◆ What to produce ◆
Copy the lines of the data below exactly, starting at the first and stopping after the line that contains "import plotly.graph_objects as go"; include no pictures.

------ Supplied data

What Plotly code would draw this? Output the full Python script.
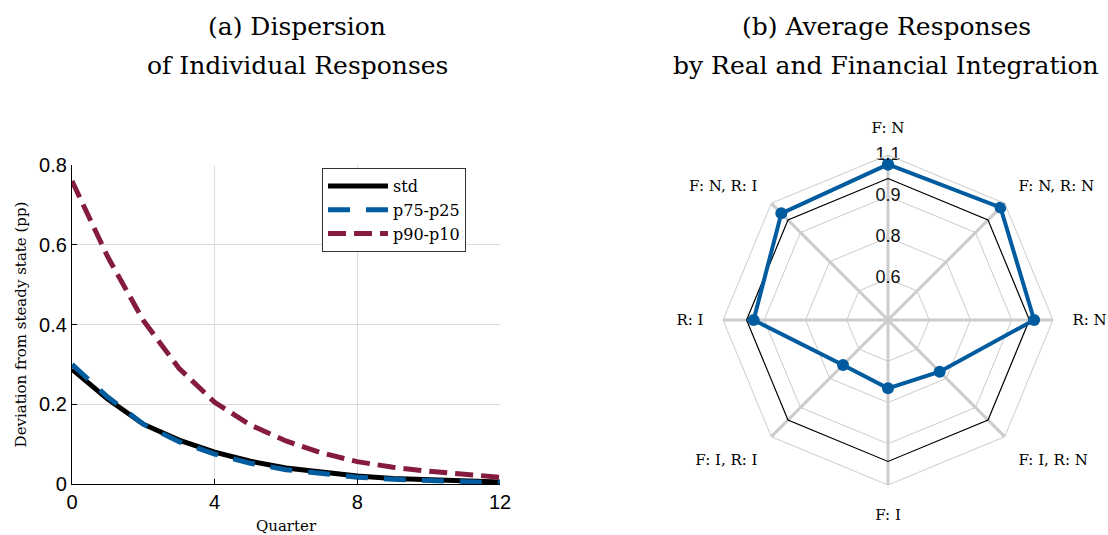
import plotly.graph_objects as go

# ---- Panel (a): dispersion of individual responses ----
quarters = list(range(13))
std_vals = [0.288, 0.213, 0.150, 0.110, 0.080, 0.057, 0.040, 0.029, 0.020, 0.014, 0.010, 0.007, 0.005]
p75_p25 = [0.300, 0.218, 0.150, 0.106, 0.075, 0.052, 0.036, 0.025, 0.017, 0.012, 0.008, 0.005, 0.003]
p90_p10 = [0.760, 0.570, 0.410, 0.290, 0.205, 0.148, 0.108, 0.078, 0.056, 0.042, 0.032, 0.024, 0.017]

x_ticks = [0, 4, 8, 12]
y_ticks = [0, 0.2, 0.4, 0.6, 0.8]
y_ticktext = ["0", "0.2", "0.4", "0.6", "0.8"]

# ---- Panel (b): average responses by integration group ----
groups = ["F: N", "F: N, R: N", "R: N", "F: I, R: N", "F: I", "F: I, R: I", "R: I", "F: N, R: I"]
avg_response = [1.06, 1.075, 1.02, 0.71, 0.69, 0.67, 0.97, 1.04]
baseline = [1.0] * len(groups)
radial_ticks = [0.575, 0.75, 0.925, 1.1]
radial_labels = ["0.6", "0.8", "0.9", "1.1"]

title_a = ["(a) Dispersion", "of Individual Responses"]
title_b = ["(b) Average Responses", "by Real and Financial Integration"]

BLACK = "#000000"
BLUE = "#005c9e"
RED = "#851c3d"
GRID = "#dcdcdc"
SERIF = "DejaVu Serif"
SANS = "Liberation Sans"
W, H = 1108, 535

fig = go.Figure()

fig.add_trace(go.Scatter(x=quarters, y=std_vals, mode="lines", name="std",
                         line=dict(color=BLACK, width=5), xaxis="x", yaxis="y"))
fig.add_trace(go.Scatter(x=quarters, y=p75_p25, mode="lines", name="p75-p25",
                         line=dict(color=BLUE, width=5, dash="22px,16px"), xaxis="x", yaxis="y"))
fig.add_trace(go.Scatter(x=quarters, y=p90_p10, mode="lines", name="p90-p10",
                         line=dict(color=RED, width=5, dash="18px,8px"), xaxis="x", yaxis="y"))

# radar: closed polygons
theta_closed = groups + groups[:1]
fig.add_trace(go.Scatterpolar(r=baseline + baseline[:1], theta=theta_closed, mode="lines",
                              line=dict(color=BLACK, width=1.2), showlegend=False, subplot="polar"))
fig.add_trace(go.Scatterpolar(r=avg_response + avg_response[:1], theta=theta_closed,
                              mode="lines+markers", line=dict(color=BLUE, width=4),
                              marker=dict(color=BLUE, size=12), showlegend=False, subplot="polar"))
fig.add_trace(go.Scatterpolar(r=radial_ticks, theta=[groups[0]] * len(radial_ticks),
                              mode="text", text=radial_labels, textposition="middle center",
                              textfont=dict(family=SANS, size=18, color="#111111"),
                              showlegend=False, hoverinfo="skip", subplot="polar"))


def title_lines(lines, cx, ys):
    return [dict(text=t, x=cx / W, y=1 - yy / H, xref="paper", yref="paper",
                 xanchor="center", yanchor="middle", showarrow=False,
                 font=dict(family=SERIF, size=25, color=BLACK))
            for t, yy in zip(lines, ys)]


fig.update_layout(
    width=W, height=H,
    margin=dict(l=0, r=0, t=0, b=0, autoexpand=False),
    paper_bgcolor="white", plot_bgcolor="white",
    xaxis=dict(domain=[72 / W, 500 / W], range=[0, 12], tickvals=x_ticks, automargin=False,
               showgrid=True, gridcolor=GRID, gridwidth=1, zeroline=False,
               showline=True, linecolor=BLACK, linewidth=1.2,
               ticks="inside", ticklen=5, tickcolor=BLACK,
               tickfont=dict(family=SANS, size=20, color=BLACK),
               title=dict(text="Quarter", font=dict(family=SERIF, size=15, color=BLACK), standoff=8)),
    yaxis=dict(domain=[1 - 484 / H, 1 - 165 / H], range=[0, 0.8], tickvals=y_ticks,
               ticktext=y_ticktext, automargin=False,
               showgrid=True, gridcolor=GRID, gridwidth=1, zeroline=False,
               showline=True, linecolor=BLACK, linewidth=1.2,
               ticks="inside", ticklen=5, tickcolor=BLACK,
               tickfont=dict(family=SANS, size=20, color=BLACK),
               title=dict(text="Deviation from steady state (pp)",
                          font=dict(family=SERIF, size=15, color=BLACK), standoff=8)),
    legend=dict(x=322 / W, y=1 - 168 / H, xanchor="left", yanchor="top",
                bgcolor="white", bordercolor="#333333", borderwidth=1,
                font=dict(family=SERIF, size=16, color=BLACK),
                itemwidth=60, tracegroupgap=0),
    polar=dict(
        domain=dict(x=[(888 - 165) / W, (888 + 165) / W], y=[(215 - 165) / H, (215 + 165) / H]),
        bgcolor="white",
        gridshape="linear",
        radialaxis=dict(range=[0.4, 1.1], tickvals=radial_ticks, showticklabels=False,
                        ticks="", showline=False, gridcolor="#cccccc", gridwidth=1, angle=90),
        angularaxis=dict(rotation=90, direction="clockwise", categoryarray=groups,
                         categoryorder="array",
                         showgrid=True, gridcolor="#cccccc", gridwidth=3,
                         showline=True, linecolor="#cccccc", linewidth=1,
                         ticks="outside", ticklen=16, tickcolor="rgba(0,0,0,0)",
                         tickfont=dict(family=SERIF, size=15, color=BLACK)),
    ),
    annotations=title_lines(title_a, 297, [26, 65]) + title_lines(title_b, 886, [26, 65]),
)

fig.write_html("out.html")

------------

◆ Solved exercise ◆
What Plotly code would draw this? Output the full Python script.
import plotly.graph_objects as go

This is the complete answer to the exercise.